Zabbix+Prometheus+云监控告警统一接入实战:用Webhook+事件总线搭建多源告警归一化平台
Zabbix管着网络设备和服务器、Prometheus管着容器和中间件、阿里云/腾讯云监控管着云上ECS——3套工具各发各的告警,值班人要同时盯3个渠道,重复告警没人去重,跨系统的关联故障没人能串起来。本文从一个真实的"3套监控并存"环境出发,完整实现多源告警统一接入:Zabbix Webhook配置、Prometheus Alertmanager对接、云API告警回调,统一写入事件总线做归一化处
一、问题:3套监控各发各的告警,值班快疯了
有一个客户的运维体系优化项目,情况是这样:
- Zabbix:管着200台物理服务器+50台网络设备,告警发到企业微信群A
- Prometheus+Alertmanager:管着K8s集群+中间件,告警发到企业微信群B
- 阿里云云监控CMS:管着30台ECS+RDS+SLB,告警发到钉钉群
值班人的日常:每天早上打开3个群,逐条看告警;同一台机器在Zabbix和云监控里各报了一遍(一个报CPU高、一个报ECS异常),但没人知道是同一件事;核心交换机Down了之后Zabbix报了交换机告警,Prometheus报了依赖这台交换机的服务超时,云监控报了SLB健康检查失败——3条告警分散在3个群里,值班人花了20分钟才意识到"这是一件事"。
核心观点:多监控工具并存不是问题——没有统一的事件入口才是问题。
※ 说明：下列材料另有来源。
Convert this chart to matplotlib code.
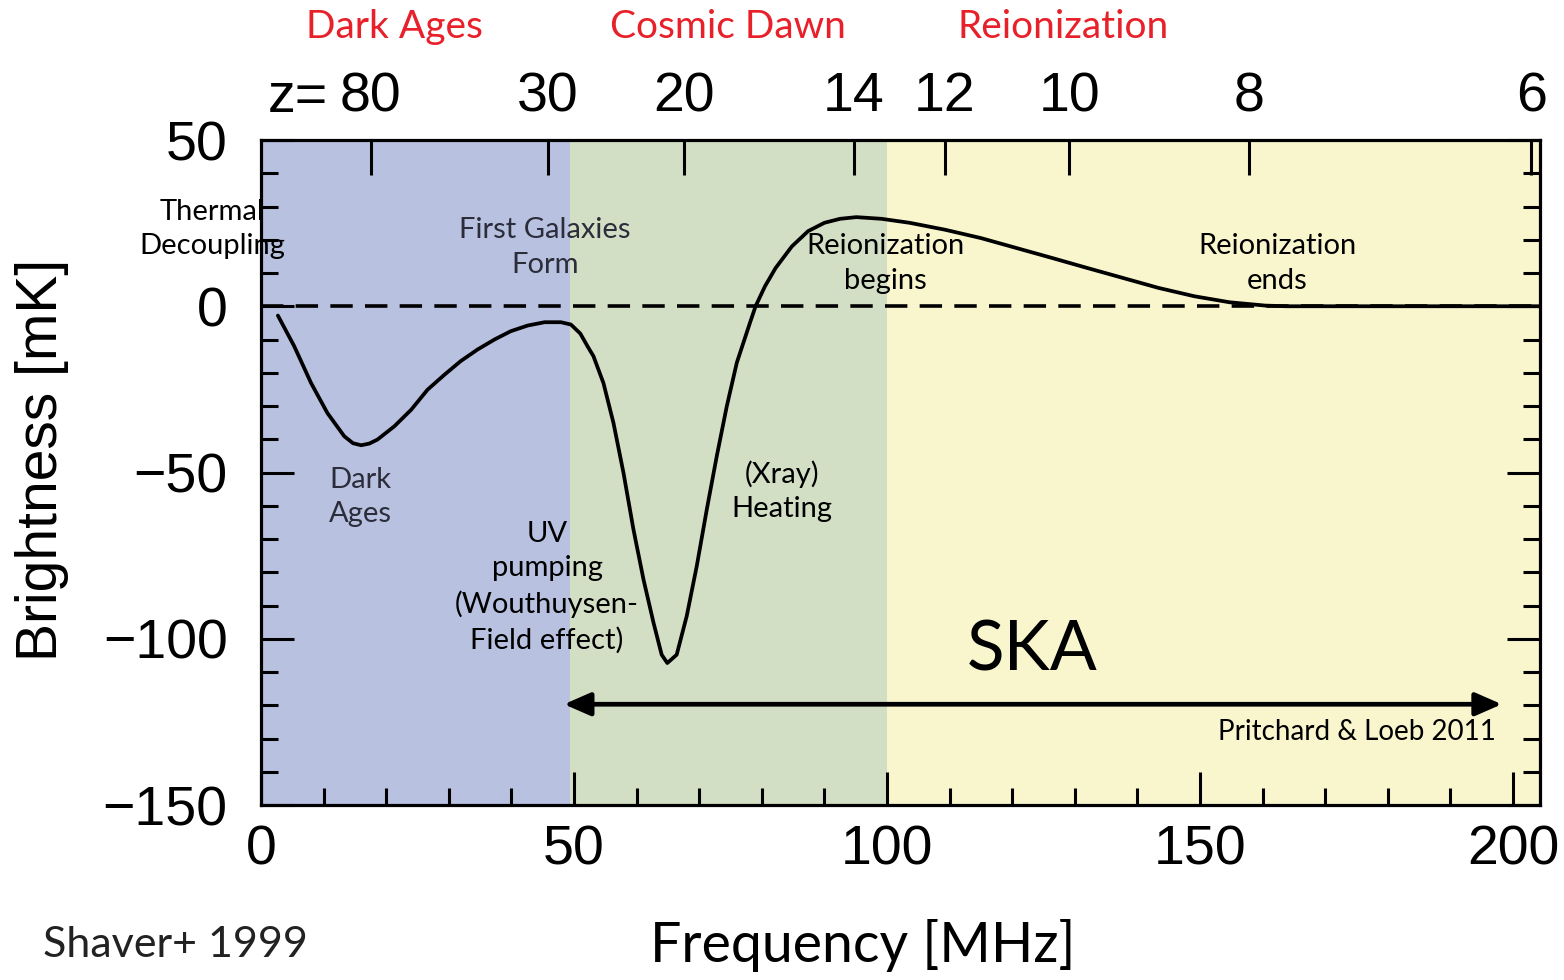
import matplotlib
matplotlib.use("Agg")
import matplotlib.pyplot as plt
from matplotlib.ticker import MultipleLocator, FixedLocator

# 21-cm global signal: brightness temperature vs observed frequency
freq_mhz = [2.7, 5.3, 8.0, 10.6, 13.3, 14.7, 16.0, 17.3, 18.6, 21.3, 24.0, 26.6, 29.3, 31.9,
            34.6, 37.3, 39.9, 42.6, 45.3, 47.9, 49.5, 51.0, 52.3, 53.1, 54.7, 56.3,
            57.9, 59.5, 61.1, 62.7, 64.0, 64.9, 66.4, 68.0, 69.6, 71.2, 72.8, 74.4,
            76.0, 78.1, 79.0, 80.5, 82.2, 84.8, 87.4, 90.0, 92.5, 95.1, 99.1, 103.6,
            109.3, 115.0, 120.7, 126.4, 132.0, 137.7, 143.4, 149.1, 154.7, 160.4,
            163.8, 205.0]
tb_mk = [-2.8, -12.0, -23.1, -32.1, -39.1, -41.2, -41.8, -41.3, -40.1, -36.1, -31.1, -25.1, -20.6, -16.5,
         -13.0, -10.0, -7.5, -5.8, -4.8, -4.8, -5.5, -8.2, -12.5, -15.0, -23.1, -35.1,
         -50.1, -67.2, -82.2, -95.2, -104.8, -107.3, -104.8, -93.2, -78.2, -61.2, -45.1, -30.1,
         -17.0, -5.0, 0.0, 6.0, 11.5, 18.0, 22.6, 25.1, 26.3, 26.8, 26.3, 25.1,
         23.0, 20.5, 17.5, 14.5, 11.5, 8.5, 5.5, 3.0, 1.2, 0.2,
         0.0, 0.0]

# epochs shaded along the frequency axis
epoch_edges = [0.0, 49.3, 100.0, 204.3]
epoch_colors = ["#B8C2E0", "#D3DFC5", "#F9F6CE"]
epoch_names = ["Dark Ages", "Cosmic Dawn", "Reionization"]

# redshift ticks on the top axis
z_labels = [80, 30, 20, 14, 12, 10, 8, 6]
z_freqs = [1420.4 / (1 + z) for z in z_labels]

x_ticks = [0, 50, 100, 150, 200]
y_ticks = [50, 0, -50, -100, -150]

# SKA frequency coverage
ska_range = [48.4, 198.2]
ska_level = -119.7

fig = plt.figure(figsize=(15.64, 9.8), dpi=100)
ax = fig.add_axes([261 / 1564, 1 - 805 / 980, (1540 - 261) / 1564, (805 - 140) / 980])

tick_font = "Liberation Sans"
note_font = "Lato"

for lo, hi, c in zip(epoch_edges[:-1], epoch_edges[1:], epoch_colors):
    ax.axvspan(lo, hi, color=c, lw=0, zorder=0)

ax.axhline(0, color="black", lw=2.6, dashes=(6.2, 3.4), zorder=2)
ax.plot(freq_mhz, tb_mk, color="black", lw=2.7, zorder=3,
        solid_joinstyle="round", solid_capstyle="round")

ax.annotate("", xy=(ska_range[0], ska_level), xytext=(ska_range[1], ska_level),
            arrowprops=dict(arrowstyle="<|-|>,head_length=0.8,head_width=0.35",
                            mutation_scale=20, color="black", lw=3.4,
                            shrinkA=0, shrinkB=0), zorder=4)

ax.set_xlim(epoch_edges[0], epoch_edges[-1])
ax.set_ylim(-150, 50)

for s in ax.spines.values():
    s.set_linewidth(2.3)
    s.set_zorder(6)

ax.xaxis.set_major_locator(FixedLocator(x_ticks))
ax.xaxis.set_minor_locator(MultipleLocator(10))
ax.yaxis.set_major_locator(FixedLocator(y_ticks))
ax.yaxis.set_minor_locator(MultipleLocator(10))
ax.tick_params(axis="both", which="both", direction="in", top=False, right=True,
               width=2.2, color="black")
ax.tick_params(axis="both", which="major", length=24)
ax.tick_params(axis="both", which="minor", length=12)
ax.tick_params(axis="x", which="major", pad=14)
ax.tick_params(axis="y", which="major", pad=24)
for lbl in ax.get_xticklabels() + ax.get_yticklabels():
    lbl.set_fontfamily(tick_font)
    lbl.set_fontsize(40)

# top redshift axis
axt = ax.twiny()
axt.set_xlim(ax.get_xlim())
axt.xaxis.set_major_locator(FixedLocator(z_freqs))
axt.set_xticklabels([str(z) for z in z_labels], fontfamily=tick_font, fontsize=40)
axt.tick_params(axis="x", which="major", direction="in", length=25, width=2.2, pad=12)
axt.xaxis.set_minor_locator(FixedLocator([]))
for s in axt.spines.values():
    s.set_visible(False)
fig.text(298 / 1564, 1 - 112 / 980, "z=", fontfamily=tick_font, fontsize=40,
         ha="center", va="baseline")

# epoch names along the top
for name, xc in zip(epoch_names, [394, 728, 1063]):
    fig.text(xc / 1564, 1 - 27 / 980, name, fontfamily=note_font, fontsize=28,
             color="#E8202A", ha="center", va="center")

# axis titles and credits
fig.text(42 / 1564, 1 - 460 / 980, "Brightness [mK]", fontfamily=tick_font,
         fontsize=41, rotation=90, ha="center", va="center")
fig.text(863 / 1564, 1 - 945 / 980, "Frequency [MHz]", fontfamily=note_font,
         fontsize=40, ha="center", va="center")
fig.text(43 / 1564, 1 - 945 / 980, "Shaver+ 1999", fontfamily=note_font,
         fontsize=31, ha="left", va="center", color="#222222")

# annotations inside the plot
notes = [
    ("Thermal\nDecoupling", -7.8, 23.2, "black"),
    ("First Galaxies\nForm", 45.4, 17.7, "#2b2d3a"),
    ("Dark\nAges", 15.8, -57.4, "#2b2d3a"),
    ("UV\npumping\n(Wouthuysen-\nField effect)", 45.7, -84.5, "black"),
    ("(Xray)\nHeating", 83.2, -55.6, "black"),
    ("Reionization\nbegins", 99.7, 12.9, "black"),
    ("Reionization\nends", 162.3, 12.9, "black"),
]
for txt, x, y, c in notes:
    ax.text(x, y, txt, fontfamily=note_font, fontsize=21, color=c, ha="center",
            va="center", linespacing=1.4, clip_on=False, zorder=5)

ax.text(123.2, -103.8, "SKA", fontfamily=note_font, fontsize=50, ha="center",
        va="center", zorder=5)
ax.text(175.1, -128.1, "Pritchard & Loeb 2011", fontfamily=note_font, fontsize=20,
        ha="center", va="center", zorder=5)

fig.savefig("out.png", dpi=100)
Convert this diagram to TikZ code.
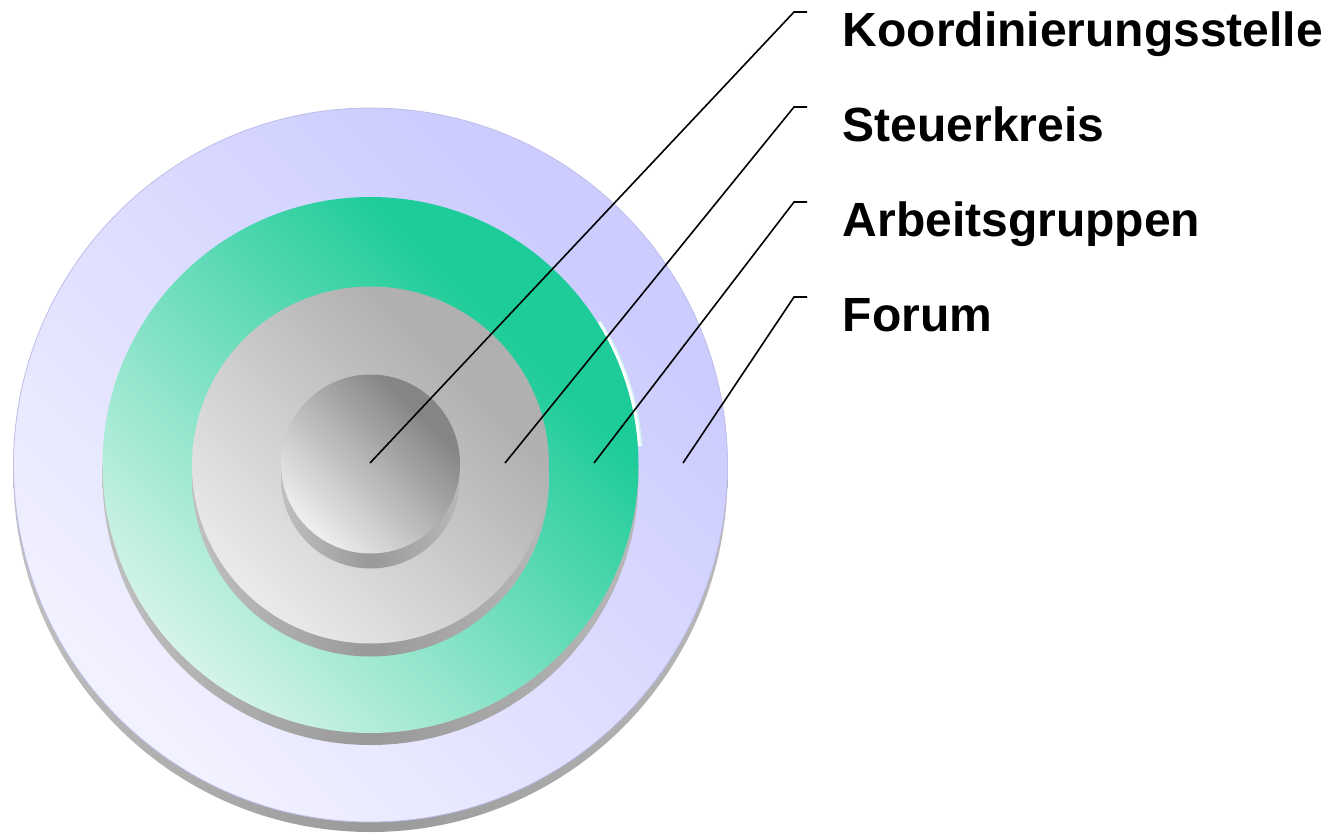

不管用几套监控工具,告警必须汇入同一个事件中心做归一化处理。
二、整体架构

关键设计原则:
- 每个告警源只负责"发Webhook到事件总线"
- 事件总线负责"归一化→去重→关联→分级→分发"
- 下游只对接事件总线,不直接对接告警源
三、各告警源Webhook对接配置
3.1 Zabbix Webhook配置
Zabbix 5.0+支持Webhook类型的告警媒介:
步骤1:管理 → 报警媒介类型 → 创建
// Zabbix Webhook脚本(JavaScript)
// 管理 → 报警媒介类型 → 新建 → 类型选Webhook
var params = JSON.parse(value);
var req = new HttpRequest();
req.addHeader('Content-Type: application/json');
var payload = {
source: "zabbix",
alert_id: params.event_id,
status: params.event_status, // "PROBLEM" or "RESOLVED"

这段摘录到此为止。